It would be interesting to extend it to zip, which is what redbean/greenbean use to serve static assets.
Back in school, I worked on a project called Velox, with a partner - the idea was to take a bz2-compressed dump of the giant XML export of wikipedia, and write a program to serve that copy of wikipedia from disk (this was in 2008-2010? in my master's program, so before Kiwix and the amazing zim dumps they produce). My partner worked on the UI and indexing, and I was focusing on how to parse the bz2 compression format to locate article boundaries in the (giant) XML dump that Wikipedia provides. I ended up putting a lot of time into it because it was a bunch of fun.
Writing this just sent me back to the presentation I made. The slide I wrote back then said:
> Significant original work went into creation of archive access. The Apache BZip2 library that is part of Ant was used as a basis for archive access.
> Modified to support random access to a given byte/bit offset pair within the compressed data stream (BZip2 is not a byte-aligned format) > Extended to index all BZip2 block positions, allowing Java-based pseudo-random access to BZip2 compressed data > Extended to map article IDs to block numbers for constant-time article retrieval, even in BZip2 archives exceeding 5GB in size
> Current article retrieval times are ~2 seconds.
This is back when the archive was ~7GB IIRC. My Kiwix dumps today are ~120GB, but that includes images.
This is the link to the presentation in Google Slides that we wrote back in 2008 or so.

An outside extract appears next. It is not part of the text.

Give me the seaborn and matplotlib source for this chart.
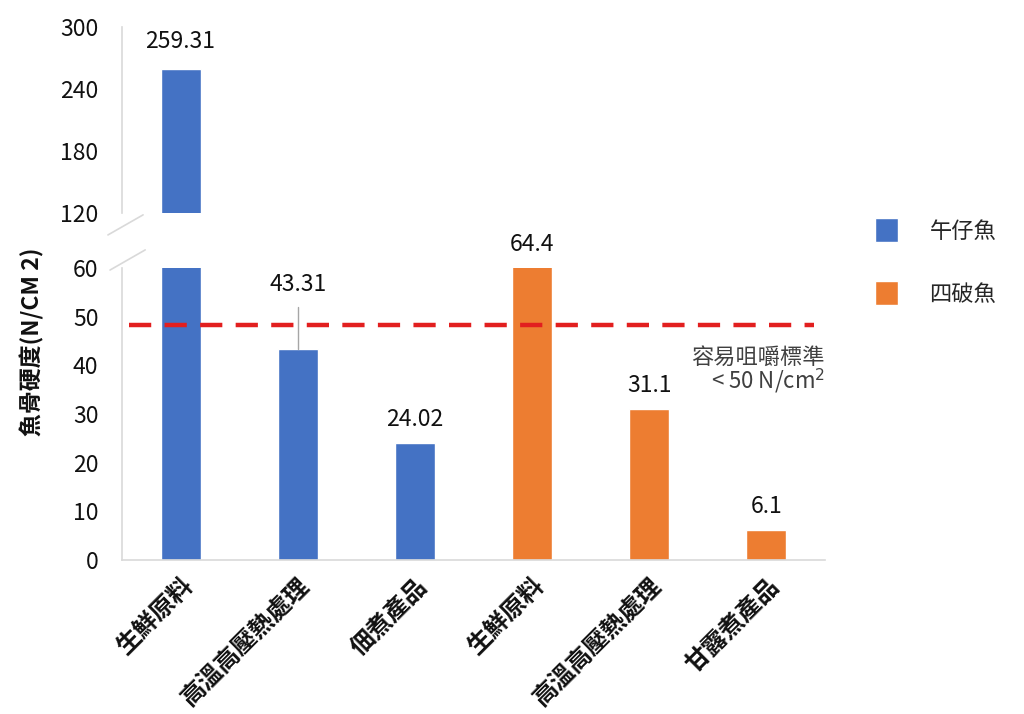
import matplotlib
matplotlib.use("Agg")
import matplotlib.pyplot as plt
import seaborn as sns
import pandas as pd

sns.set_theme(style="white")
plt.rcParams['font.family'] = ['Noto Sans CJK TC', 'DejaVu Sans']

categories = ["生鮮原料", "高溫高壓熱處理", "佃煮產品", "生鮮原料", "高溫高壓熱處理", "甘露煮產品"]
species = ["午仔魚", "午仔魚", "午仔魚", "四破魚", "四破魚", "四破魚"]
values = [259.31, 43.31, 24.02, 64.4, 31.1, 6.1]
labels = ["259.31", "43.31", "24.02", "64.4", "31.1", "6.1"]
threshold = 48.3
threshold_text = ["容易咀嚼標準", "< 50 N/cm$^2$"]
ylabel = "魚骨硬度(N/CM 2)"
palette = {"午仔魚": "#4472C4", "四破魚": "#ED7D31"}
bottom_ticks = [0, 10, 20, 30, 40, 50, 60]
top_ticks = [120, 180, 240, 300]

df = pd.DataFrame({"pos": list(range(len(values))), "value": values, "species": species})

fig = plt.figure(figsize=(10.24, 7.14), dpi=100)
left, width = 122 / 1024, 703 / 1024
ax_top = fig.add_axes([left, 1 - 213 / 714, width, 186 / 714])
ax_bot = fig.add_axes([left, 1 - 560 / 714, width, 292 / 714])

for ax in (ax_top, ax_bot):
    sns.barplot(data=df, x="pos", y="value", hue="species", palette=palette,
                dodge=False, width=0.34, ax=ax, saturation=1)
    ax.set_xlim(-0.5, len(values) - 0.5)
    ax.set_xlabel("")
    ax.set_ylabel("")
    if ax.get_legend():
        ax.get_legend().remove()
    for s in ["top", "right"]:
        ax.spines[s].set_visible(False)
    ax.spines["left"].set_color("#d9d9d9")
    ax.spines["left"].set_linewidth(1.2)
    ax.tick_params(axis="y", length=0, pad=17, labelsize=16.5, labelcolor="#111111")

ax_top.set_ylim(120, 300)
ax_top.set_yticks(top_ticks)
ax_top.spines["bottom"].set_visible(False)
ax_top.set_xticks([])

ax_bot.set_ylim(0, 60)
ax_bot.set_yticks(bottom_ticks)
ax_bot.spines["bottom"].set_color("#d9d9d9")
ax_bot.spines["bottom"].set_linewidth(1.2)
ax_bot.set_xticks(range(len(categories)))
ax_bot.set_xticklabels(categories, rotation=45, ha="right", rotation_mode="anchor",
                       fontsize=17.5, fontweight="bold", color="#111111")
ax_bot.tick_params(axis="x", length=0, pad=10)

# break marks
kw = dict(color="#d9d9d9", lw=1.2, clip_on=False)
ax_top.plot([-0.02, 0.03], [-0.118, -0.01], transform=ax_top.transAxes, **kw)
ax_bot.plot([-0.017, 0.033], [0.993, 1.062], transform=ax_bot.transAxes, **kw)

# threshold line
ax_bot.axhline(threshold, xmin=0.01, xmax=0.985, color="#e21f1f", lw=3.2,
               linestyle=(0, (5, 3)), zorder=5)
ax_bot.text(len(values) - 0.5, 41.7, threshold_text[0], ha="right", va="center",
            fontsize=16, color="#404040")
ax_bot.text(len(values) - 0.5, 36.6, threshold_text[1], ha="right", va="center",
            fontsize=16, color="#404040")

# value labels
for i, (v, lab) in enumerate(zip(values, labels)):
    if v > 120:
        ax_top.annotate(lab, (i, v), xytext=(0, 20), textcoords="offset points",
                        ha="center", va="center", fontsize=16.5, color="#111111")
    elif i == 1:
        ax_bot.plot([i, i], [v, v + 8.7], color="#a6a6a6", lw=1, zorder=6)
        ax_bot.annotate(lab, (i, v + 8.7), xytext=(0, 16), textcoords="offset points",
                        ha="center", va="center", fontsize=16.5, color="#111111")
    else:
        ax_bot.annotate(lab, (i, min(v, 60)), xytext=(0, 17), textcoords="offset points",
                        ha="center", va="center", fontsize=16.5, color="#111111",
                        annotation_clip=False)

fig.text(32 / 1024, 1 - 342 / 714, ylabel, rotation=90, ha="center", va="center",
         fontsize=16.5, fontweight="bold", color="#111111")

handles, hlabels = ax_bot.get_legend_handles_labels()
fig.legend(handles, hlabels, loc="center left", bbox_to_anchor=(0.835, 0.633),
           frameon=False, fontsize=16, handlelength=1.05, handleheight=1.25,
           labelspacing=1.75, handletextpad=1.4)

fig.savefig("out.png", dpi=100)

The version history shows 2013, but I think some kind of import/conversion happened around that time.
https://docs.google.com/presentation/d/e/2PACX-1vTfrxEqvHbd0...
Zip isn't useful for random access here; the problem with random access in HTTP serving is then you have to decompress the data and potentially recompress.
The more interesting trick you can do with zip files for HTTP serving is to serve the compressed deflate stream as gzip, or use Zstd inside zip. Then you have a valid zip file from which bytes can be served directly.